Urban Grammar AI research project

We know little about how the way we organise cities over space influences social, economic and environmental outcomes, in part because it is hard to measure.

Satellite imagery, combined with cutting-edge AI, can provide a source of data to track the evolution of the built environment at unprecedented detail.

This project develops a conceptual framework to characterise urban structure through the notions of spatial signatures and urban grammar, and will deploy it to generate open data products and insight about the evolution of cities.

GDSL University of Liverpool ATI


  • 14 July - “Open by Default” talk at the RSS Merseyside

    Last month, Dani participated in the “Using open data sources” event put together by the lovely folks at the Merseyside chapter of the RSS and HiPy. There, he delivered the talk “Open by default - Developing reproducible, computational research”. You can find the slides on the usual place (or here and in PDF directly). The video is also available on YouTube:

    This was a similar, albeit refined, talk to the one he did in Chicago and it is great it is now available to watch online.

  • 10 June - Data in Brief paper

    This month saw a new paper/open data product of the Urban Gramar sphere see the light of day. As part of the spin-off ITINERANT project, and in collaboration with GDSL colleagues Krasen Samardzhiev, Alessia Calafiore, and Francisco Rowe, we published an open data product and data descriptor that presents a new classification of signatures entirely based on function. Here are the coordinates where you can find everything:

    Samardzhiev, K.; Fleischmann, M.; Arribas-Bel, D.; Calafiore, A.; Rowe, F. (2022). “Functional signatures in Great Britain: A dataset”. Data in Brief, 43. 10.1016/j.dib.2022.108335

    Published Version (Open Access)

    Code repository@Github

    Data product@Figshare

  • 09 June - ISUF Italy

    In early June, Martin attended the 6th ISUF Italy conference “Morphology and Urban Design. New strategies for a changing society”, organised by the University of Bologna in a hybrid mode (Martin was present online). We took the opportunity to talk about Detecting urban typology from multispectral satellite imagery using neural networks, where we combined the work we currently focus on in the Urban Grammar project and the one published in a recent CEUS paper. It allowed us to illustrate the application of remote sensing and neural networks on urban form in both supervised (detection of signatures from Sentinel 2) and unsupervised (the CEUS paper) use cases. With the audience composed of the ISUF community revolving heavilty around architecture, the talk started an engaging discussion on the current limits of openly available satellite imagery in the context of urban morphology.

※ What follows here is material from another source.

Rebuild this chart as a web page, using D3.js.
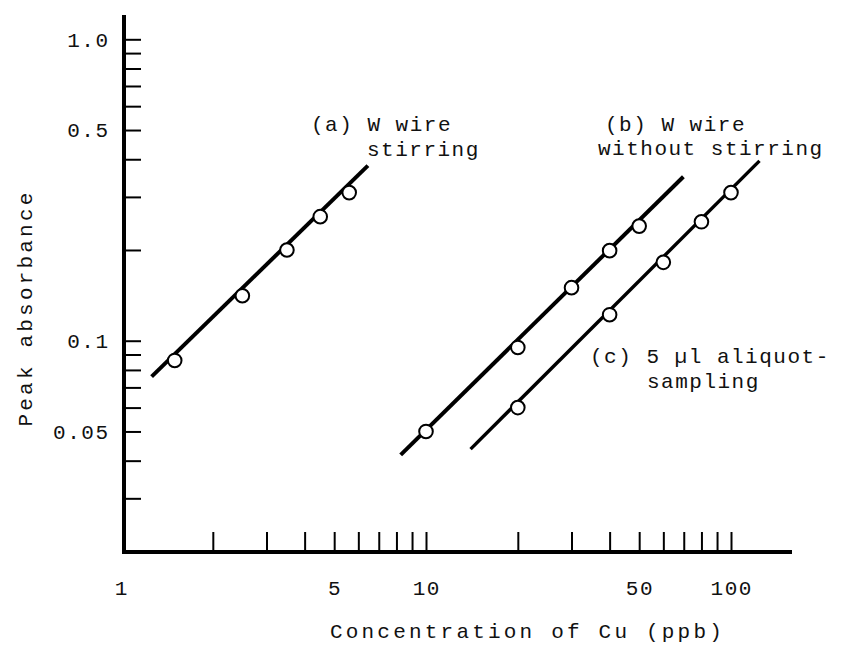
<!DOCTYPE html>
<html>
<head>
<meta charset="utf-8">
<script src="https://cdn.jsdelivr.net/npm/d3@7"></script>
<style>
  html, body { margin: 0; padding: 0; background: #fff; }
  svg { display: block; }
  text { font-family: "Liberation Mono", "DejaVu Sans Mono", monospace; fill: #111; }
</style>
</head>
<body>
<svg id="chart" width="848" height="647"></svg>
<script>
// ---- data ----
const xTickLabels = [1, 5, 10, 50, 100];
const xMinorTicks = [2, 3, 4, 5, 6, 7, 8, 9, 10, 20, 30, 40, 50, 60, 70, 80, 90, 100];
const yTickLabels = [1.0, 0.5, 0.1, 0.05];
const yTickText = ["1.0", "0.5", "0.1", "0.05"];
const yMinorTicks = [1.0, 0.9, 0.8, 0.7, 0.6, 0.5, 0.4, 0.3, 0.2, 0.1, 0.09, 0.08, 0.07, 0.06, 0.05, 0.04, 0.03];

const concA = [1.5, 2.5, 3.5, 4.5, 5.6];
const absA  = [0.086, 0.141, 0.20, 0.258, 0.31];
const concB = [10, 20, 30, 40, 50];
const absB  = [0.050, 0.095, 0.150, 0.199, 0.240];
const concC = [20, 40, 60, 80, 100];
const absC  = [0.060, 0.122, 0.182, 0.248, 0.31];

const fitAx = [1.26, 6.45];  const fitAy = [0.076, 0.381];
const fitBx = [8.26, 69.8];  const fitBy = [0.0418, 0.350];
const fitCx = [14.0, 124];   const fitCy = [0.0437, 0.395];

const labelA = ["(a) W wire", "stirring"];
const labelB = ["(b) W wire", "without stirring"];
const labelC = ["(c) 5 \u00b5l aliquot-", "sampling"];
const xTitle = "Concentration of Cu (ppb)";
const yTitle = "Peak absorbance";

// ---- layout ----
const svg = d3.select("#chart");
const x = d3.scaleLog().domain([1, 100]).range([121, 731]);
const y = d3.scaleLog().domain([0.02, 1]).range([551.4, 39.3]);
const axisX0 = 124, axisY0 = 552, axisXEnd = 792, axisYTop = 15;
const FS = 21, LS = 1.5; // font size / letter spacing (typewriter look)

// x minor ticks (pointing up into the plot)
const gx = svg.append("g").attr("transform", `translate(0,${axisY0})`)
  .call(d3.axisTop(x).tickValues(xMinorTicks).tickSize(20).tickFormat(""));
gx.select(".domain").remove();
gx.selectAll(".tick line").attr("stroke", "#000").attr("stroke-width", 2);

// y ticks (pointing right into the plot)
const gy = svg.append("g").attr("transform", `translate(${axisX0},0)`)
  .call(d3.axisRight(y).tickValues(yMinorTicks).tickSize(17).tickFormat(""));
gy.select(".domain").remove();
gy.selectAll(".tick line").attr("stroke", "#000").attr("stroke-width", 2);

// axis lines
svg.append("path")
  .attr("d", `M${axisX0},${axisYTop}V${axisY0}H${axisXEnd}`)
  .attr("fill", "none").attr("stroke", "#000").attr("stroke-width", 4)
  .attr("stroke-linejoin", "miter");

// x tick labels
svg.append("g").selectAll("text").data(xTickLabels).join("text")
  .attr("x", d => x(d) + LS / 2)
  .attr("y", 595)
  .attr("text-anchor", "middle")
  .attr("font-size", FS)
  .attr("letter-spacing", LS)
  .text(d => String(d));

// y tick labels
svg.append("g").selectAll("text").data(yTickLabels).join("text")
  .attr("x", 108 + LS)
  .attr("y", d => y(d))
  .attr("dy", "0.35em")
  .attr("text-anchor", "end")
  .attr("font-size", FS)
  .attr("letter-spacing", LS)
  .text((d, i) => yTickText[i]);

// axis titles
svg.append("text")
  .attr("x", 526 + 1.5).attr("y", 638)
  .attr("text-anchor", "middle")
  .attr("font-size", FS).attr("letter-spacing", 3.2)
  .text(xTitle);
svg.append("text")
  .attr("transform", `translate(32,${308}) rotate(-90)`)
  .attr("text-anchor", "middle")
  .attr("font-size", FS).attr("letter-spacing", 3.2)
  .text(yTitle);

// fit lines
const line = d3.line().x(d => x(d[0])).y(d => y(d[1]));
const fits = [
  { xs: fitAx, ys: fitAy, w: 4 },
  { xs: fitBx, ys: fitBy, w: 4 },
  { xs: fitCx, ys: fitCy, w: 3.4 }
];
svg.append("g").selectAll("path").data(fits).join("path")
  .attr("d", f => line(f.xs.map((v, i) => [v, f.ys[i]])))
  .attr("fill", "none").attr("stroke", "#000")
  .attr("stroke-width", f => f.w);

// points
const series = [
  { xs: concA, ys: absA },
  { xs: concB, ys: absB },
  { xs: concC, ys: absC }
];
const pts = series.flatMap(s => s.xs.map((v, i) => [v, s.ys[i]]));
svg.append("g").selectAll("circle").data(pts).join("circle")
  .attr("cx", d => x(d[0])).attr("cy", d => y(d[1]))
  .attr("r", 6.8)
  .attr("fill", "#fff").attr("stroke", "#000").attr("stroke-width", 2);

// annotations
function annot(lines, x0, y0, x1, y1) {
  const g = svg.append("g");
  g.append("text").attr("x", x0).attr("y", y0)
    .attr("font-size", FS).attr("letter-spacing", LS)
    .text(lines[0]);
  g.append("text").attr("x", x1).attr("y", y1)
    .attr("font-size", FS).attr("letter-spacing", LS)
    .text(lines[1]);
}
annot(labelA, 311, 131, 367, 156);
annot(labelB, 605, 131, 598, 155);
annot(labelC, 590, 363, 647, 388);
</script>
</body>
</html>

    The talk itself was not recorded but the slides are available from the usual place on HTML (this time we couldn’t build a PDF for download satisfactorily).

  • 19 May - OS visit

    On May 17th and 18th, Martin and Dani spent a week visiting the Ordnance Survey in Southampton. The trip was planned as an institutional visit to exchange ideas, discuss the project and, more generally, interact with our advisory board member, Dr. Isabel Sargent and her team at OS Research.

    We had a fantastic time. We presented our current work on using computer vision, a bit of geographic magic, and satellite imagery to automate the recognition of our upcoming spatial signatures for Great Britain. You can check out the slides we used for that presentation in our usual talks repository in our two common formats:

    HTML for the browser

    PDF for download

    Beyond the purely scheduled, we had the oportunity to see OS from the inside and to chat to a lot of really clever people about our project, its value, and potential solutions to the challenges we’re currently facing.

  • 05 May - Chicago visit

    The first week of May, Dani visited the University of Chicago. As part of the trip, he (re-)connected with folks at the Center for Spatial Data Science and met a bunch of new friends at the Mansueto Institute for Urban Innovation. All in all, it was a fantastic week where there was even a bit of time to discuss all things urban form and function.

    On May 4th, he delivered the lecture “‘Open by Default’ - Developing reproducible, computational research” on open workflows for modern computational research at one of the GIS courses offered at Chicago and taught by Dr. Marynia Kolak. The slides of the talk are available at the Urban Grammar’s talks repository in our two common formats:

    HTML for the browser

    PDF for download

    This was a particularly tricky talk to conceive and prepare. Conceptually, it was a bit out of our “comfort zone” in that it is not really about the research we are doing at the Urban Grammar, but about the process we follow to realize it. It was also hard to structure it in a way that made sense because it pulled from many different aspects of the project, from the approach we take to writing slide decks to the computational infrastructure on which all of our computations rely. We are nevertheless happy with the outcome. It’s not ideal, and we will probably refine it in successive iterations (we’re planning on giving similar talks in the near future, stay tuned!), but this is a great start.

  • 25 April - CEUS paper

    This week saw the first peer-reviewed publication related to the Urban Grammar see the light of day. Full coordinates of the paper are available here:

    Singleton, A.; Arribas-Bel, D.; Murray, J.; Fleischmann, M. (2022). “Estimating generalized measures of local neighbourhood context from multispectral satellite images using a convolutional neural network”. Computers, Environment and Urban Systems, 95. 10.1016/j.compenvurbsys.2022.101802

    Published Version (Open Access)

    Code repository@GitHub

    Data repository@Dataverse

  • 20 April - Form-based Signatures paper and data

    Last year, we attended the International Seminar on Urban Form 2021, which was held virtually in Glasgow, Scotland and presented a classification of Great Britain based on the form component of Spatial Signatures; we called those morphosignatures. Earlier this year the proceedings from the conference were published, including our paper describing the work. On that occasion, we also published the dataset of resulting morphosignatures.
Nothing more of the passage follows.